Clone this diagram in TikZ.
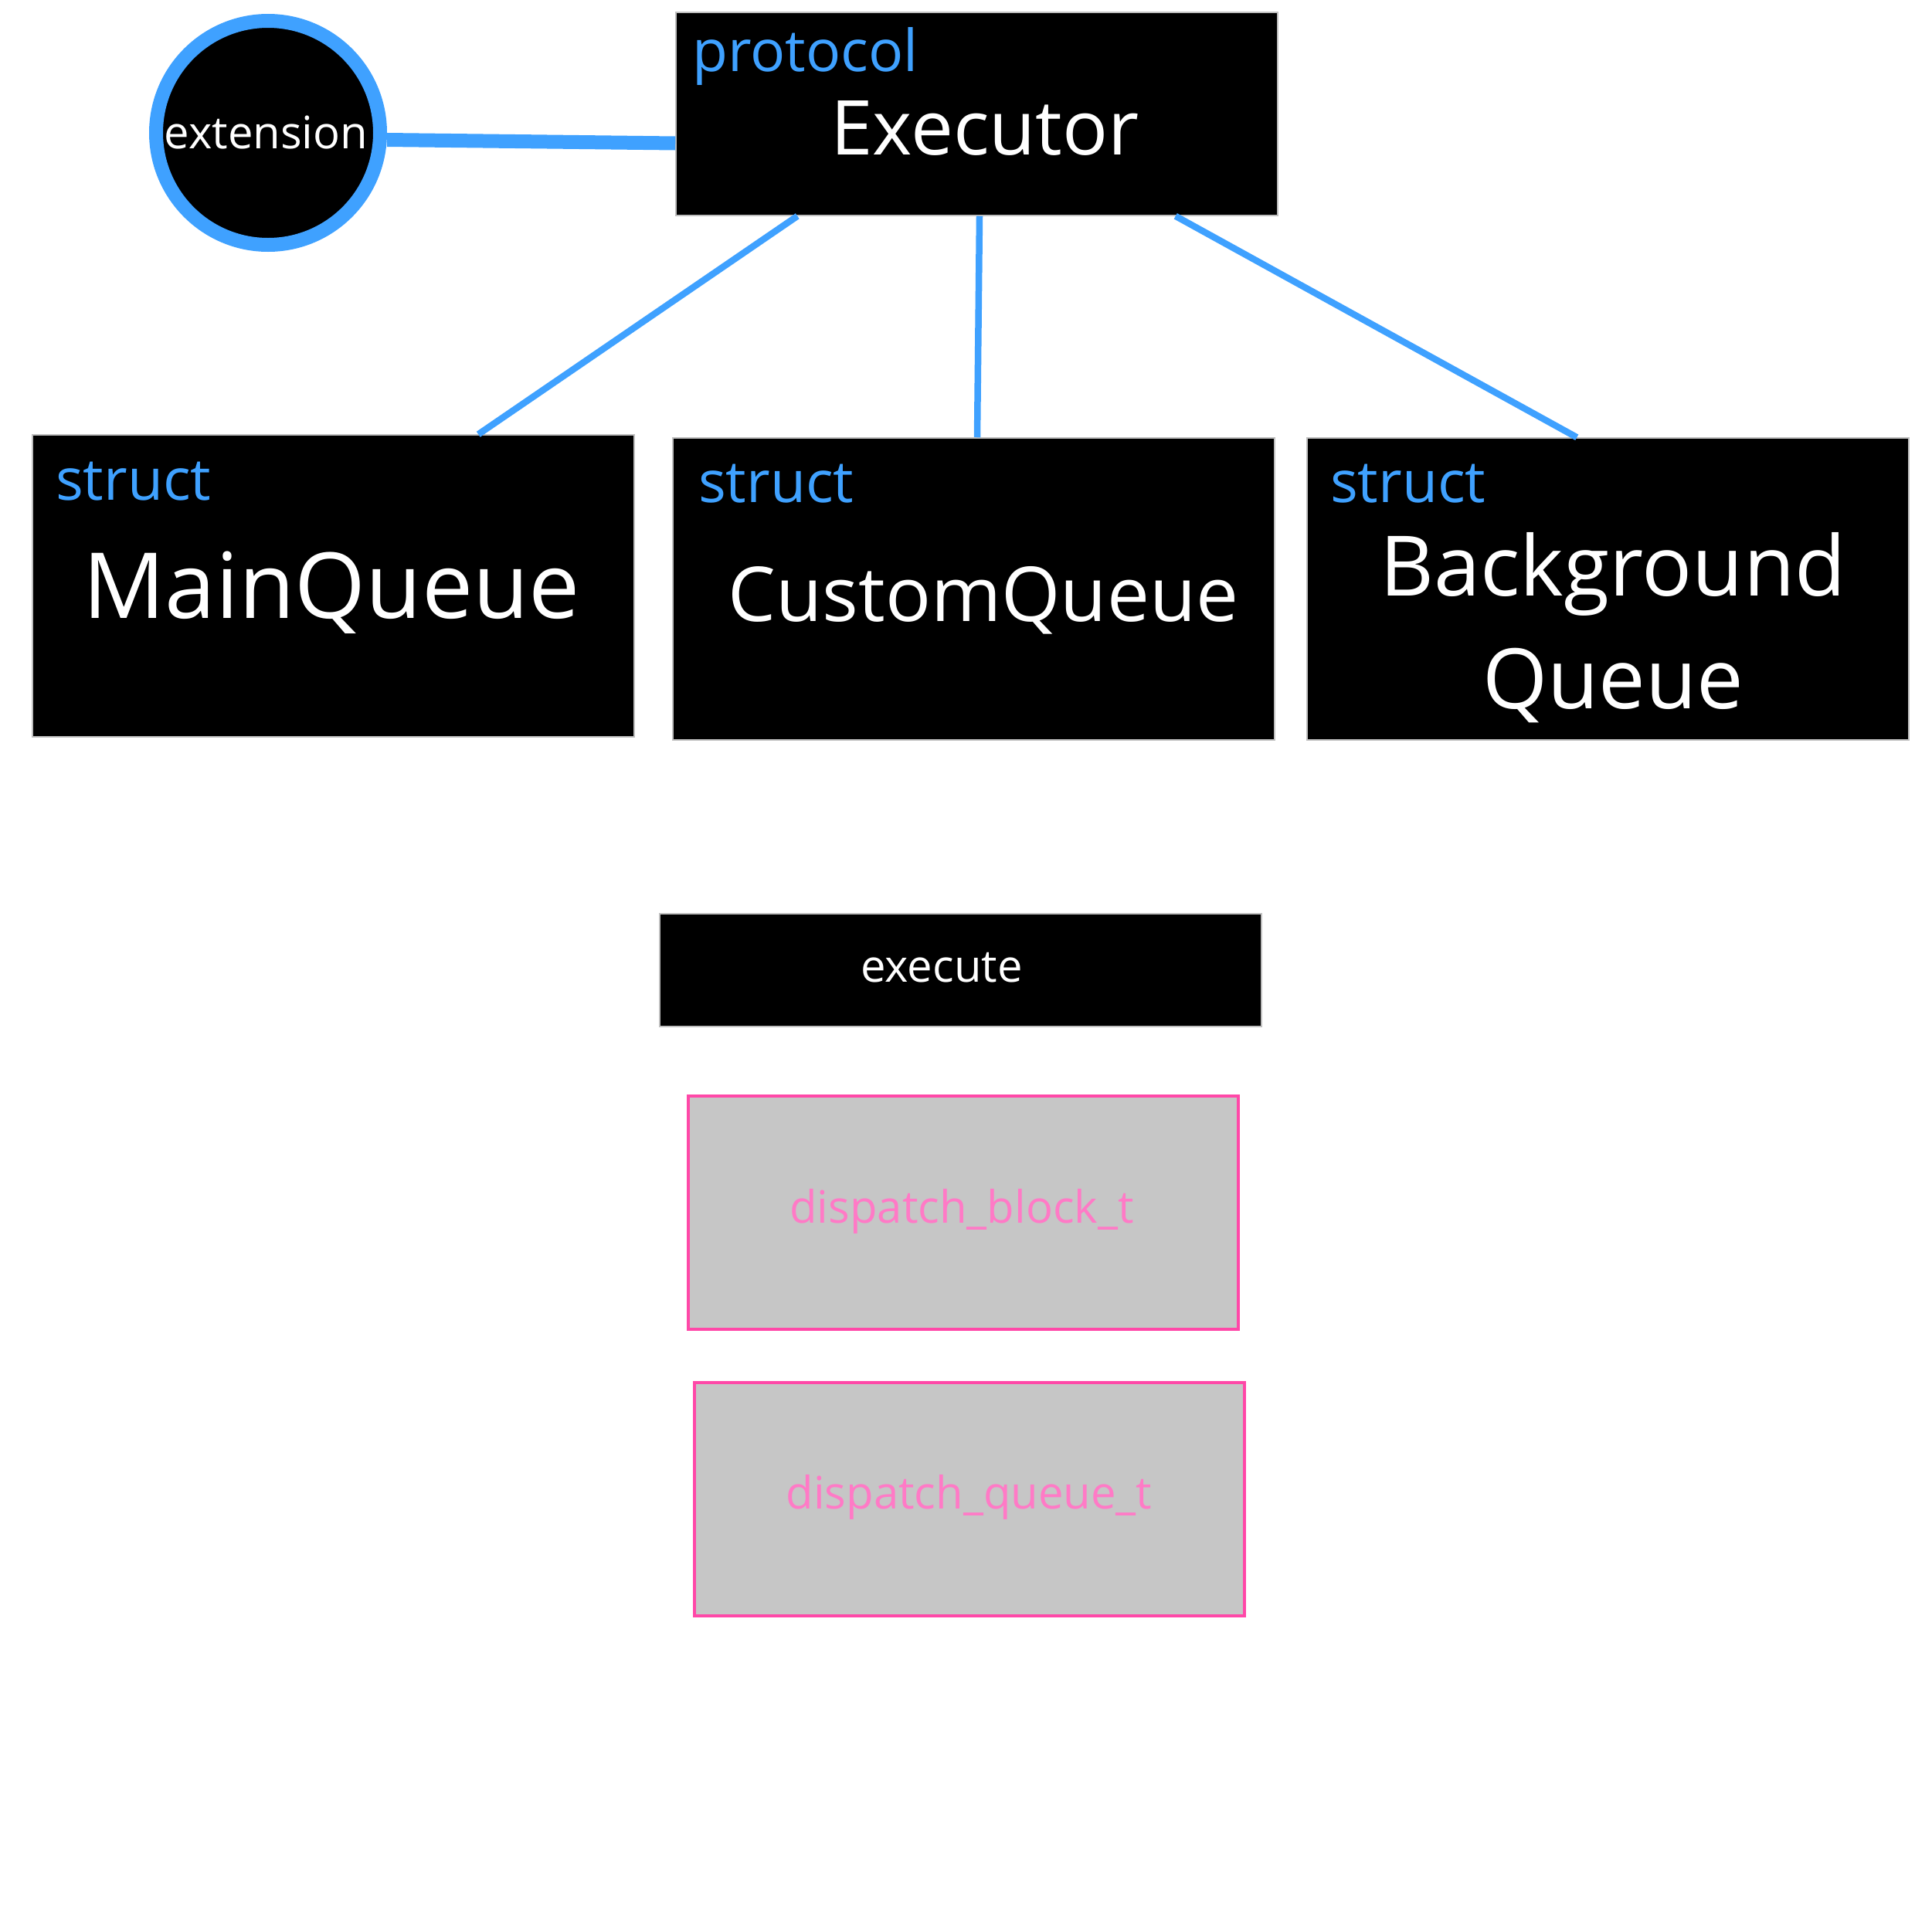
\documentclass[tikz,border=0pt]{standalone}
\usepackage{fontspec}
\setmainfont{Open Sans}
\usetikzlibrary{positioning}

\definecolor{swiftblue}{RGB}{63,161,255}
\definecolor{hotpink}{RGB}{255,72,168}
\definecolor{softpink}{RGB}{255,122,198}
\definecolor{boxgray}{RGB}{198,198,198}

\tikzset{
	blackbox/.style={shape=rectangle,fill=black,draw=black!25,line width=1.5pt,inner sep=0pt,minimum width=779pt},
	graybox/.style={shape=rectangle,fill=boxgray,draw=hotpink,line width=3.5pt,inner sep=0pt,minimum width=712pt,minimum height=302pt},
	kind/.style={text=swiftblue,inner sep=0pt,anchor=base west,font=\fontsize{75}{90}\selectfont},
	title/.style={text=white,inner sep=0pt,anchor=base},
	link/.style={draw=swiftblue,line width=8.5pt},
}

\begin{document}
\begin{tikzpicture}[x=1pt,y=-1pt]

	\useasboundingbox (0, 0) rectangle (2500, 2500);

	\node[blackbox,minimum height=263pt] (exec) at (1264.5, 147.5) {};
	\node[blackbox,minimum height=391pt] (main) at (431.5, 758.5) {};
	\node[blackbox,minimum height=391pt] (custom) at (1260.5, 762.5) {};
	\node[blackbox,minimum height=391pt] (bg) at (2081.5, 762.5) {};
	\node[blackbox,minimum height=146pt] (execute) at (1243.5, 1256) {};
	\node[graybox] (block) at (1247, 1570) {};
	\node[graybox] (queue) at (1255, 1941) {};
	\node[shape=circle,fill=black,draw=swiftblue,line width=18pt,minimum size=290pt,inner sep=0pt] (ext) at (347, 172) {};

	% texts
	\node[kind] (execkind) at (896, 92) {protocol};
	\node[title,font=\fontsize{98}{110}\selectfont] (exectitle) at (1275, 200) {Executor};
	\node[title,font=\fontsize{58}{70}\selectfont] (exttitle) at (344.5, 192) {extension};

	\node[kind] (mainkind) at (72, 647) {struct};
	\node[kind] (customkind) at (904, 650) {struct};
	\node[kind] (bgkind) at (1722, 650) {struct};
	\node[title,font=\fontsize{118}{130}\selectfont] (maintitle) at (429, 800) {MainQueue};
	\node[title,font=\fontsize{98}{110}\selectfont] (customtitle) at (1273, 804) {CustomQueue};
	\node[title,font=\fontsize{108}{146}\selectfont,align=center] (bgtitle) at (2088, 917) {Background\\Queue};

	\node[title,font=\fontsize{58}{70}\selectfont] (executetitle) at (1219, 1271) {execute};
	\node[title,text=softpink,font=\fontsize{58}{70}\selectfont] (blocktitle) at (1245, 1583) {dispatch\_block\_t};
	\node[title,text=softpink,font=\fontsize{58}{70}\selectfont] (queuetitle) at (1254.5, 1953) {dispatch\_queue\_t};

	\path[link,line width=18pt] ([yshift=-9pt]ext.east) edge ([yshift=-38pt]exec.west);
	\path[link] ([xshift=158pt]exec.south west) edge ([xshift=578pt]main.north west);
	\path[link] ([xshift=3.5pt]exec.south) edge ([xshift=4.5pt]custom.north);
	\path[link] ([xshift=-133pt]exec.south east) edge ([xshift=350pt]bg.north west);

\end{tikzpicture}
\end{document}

━━━

GIVEN REQUEST: Print out the lines exactly, skipping any picture.

OUTPUT:
Clone this diagram in TikZ.
\documentclass[tikz,border=0pt]{standalone}
\usepackage{fontspec}
\setmainfont{Open Sans}
\usetikzlibrary{positioning}

\definecolor{swiftblue}{RGB}{63,161,255}
\definecolor{hotpink}{RGB}{255,72,168}
\definecolor{softpink}{RGB}{255,122,198}
\definecolor{boxgray}{RGB}{198,198,198}

\tikzset{
	blackbox/.style={shape=rectangle,fill=black,draw=black!25,line width=1.5pt,inner sep=0pt,minimum width=779pt},
	graybox/.style={shape=rectangle,fill=boxgray,draw=hotpink,line width=3.5pt,inner sep=0pt,minimum width=712pt,minimum height=302pt},
	kind/.style={text=swiftblue,inner sep=0pt,anchor=base west,font=\fontsize{75}{90}\selectfont},
	title/.style={text=white,inner sep=0pt,anchor=base},
	link/.style={draw=swiftblue,line width=8.5pt},
}

\begin{document}
\begin{tikzpicture}[x=1pt,y=-1pt]

	\useasboundingbox (0, 0) rectangle (2500, 2500);

	\node[blackbox,minimum height=263pt] (exec) at (1264.5, 147.5) {};
	\node[blackbox,minimum height=391pt] (main) at (431.5, 758.5) {};
	\node[blackbox,minimum height=391pt] (custom) at (1260.5, 762.5) {};
	\node[blackbox,minimum height=391pt] (bg) at (2081.5, 762.5) {};
	\node[blackbox,minimum height=146pt] (execute) at (1243.5, 1256) {};
	\node[graybox] (block) at (1247, 1570) {};
	\node[graybox] (queue) at (1255, 1941) {};
	\node[shape=circle,fill=black,draw=swiftblue,line width=18pt,minimum size=290pt,inner sep=0pt] (ext) at (347, 172) {};

	% texts
	\node[kind] (execkind) at (896, 92) {protocol};
	\node[title,font=\fontsize{98}{110}\selectfont] (exectitle) at (1275, 200) {Executor};
	\node[title,font=\fontsize{58}{70}\selectfont] (exttitle) at (344.5, 192) {extension};

	\node[kind] (mainkind) at (72, 647) {struct};
	\node[kind] (customkind) at (904, 650) {struct};
	\node[kind] (bgkind) at (1722, 650) {struct};
	\node[title,font=\fontsize{118}{130}\selectfont] (maintitle) at (429, 800) {MainQueue};
	\node[title,font=\fontsize{98}{110}\selectfont] (customtitle) at (1273, 804) {CustomQueue};
	\node[title,font=\fontsize{108}{146}\selectfont,align=center] (bgtitle) at (2088, 917) {Background\\Queue};

	\node[title,font=\fontsize{58}{70}\selectfont] (executetitle) at (1219, 1271) {execute};
	\node[title,text=softpink,font=\fontsize{58}{70}\selectfont] (blocktitle) at (1245, 1583) {dispatch\_block\_t};
	\node[title,text=softpink,font=\fontsize{58}{70}\selectfont] (queuetitle) at (1254.5, 1953) {dispatch\_queue\_t};

	\path[link,line width=18pt] ([yshift=-9pt]ext.east) edge ([yshift=-38pt]exec.west);
	\path[link] ([xshift=158pt]exec.south west) edge ([xshift=578pt]main.north west);
	\path[link] ([xshift=3.5pt]exec.south) edge ([xshift=4.5pt]custom.north);
	\path[link] ([xshift=-133pt]exec.south east) edge ([xshift=350pt]bg.north west);

\end{tikzpicture}
\end{document}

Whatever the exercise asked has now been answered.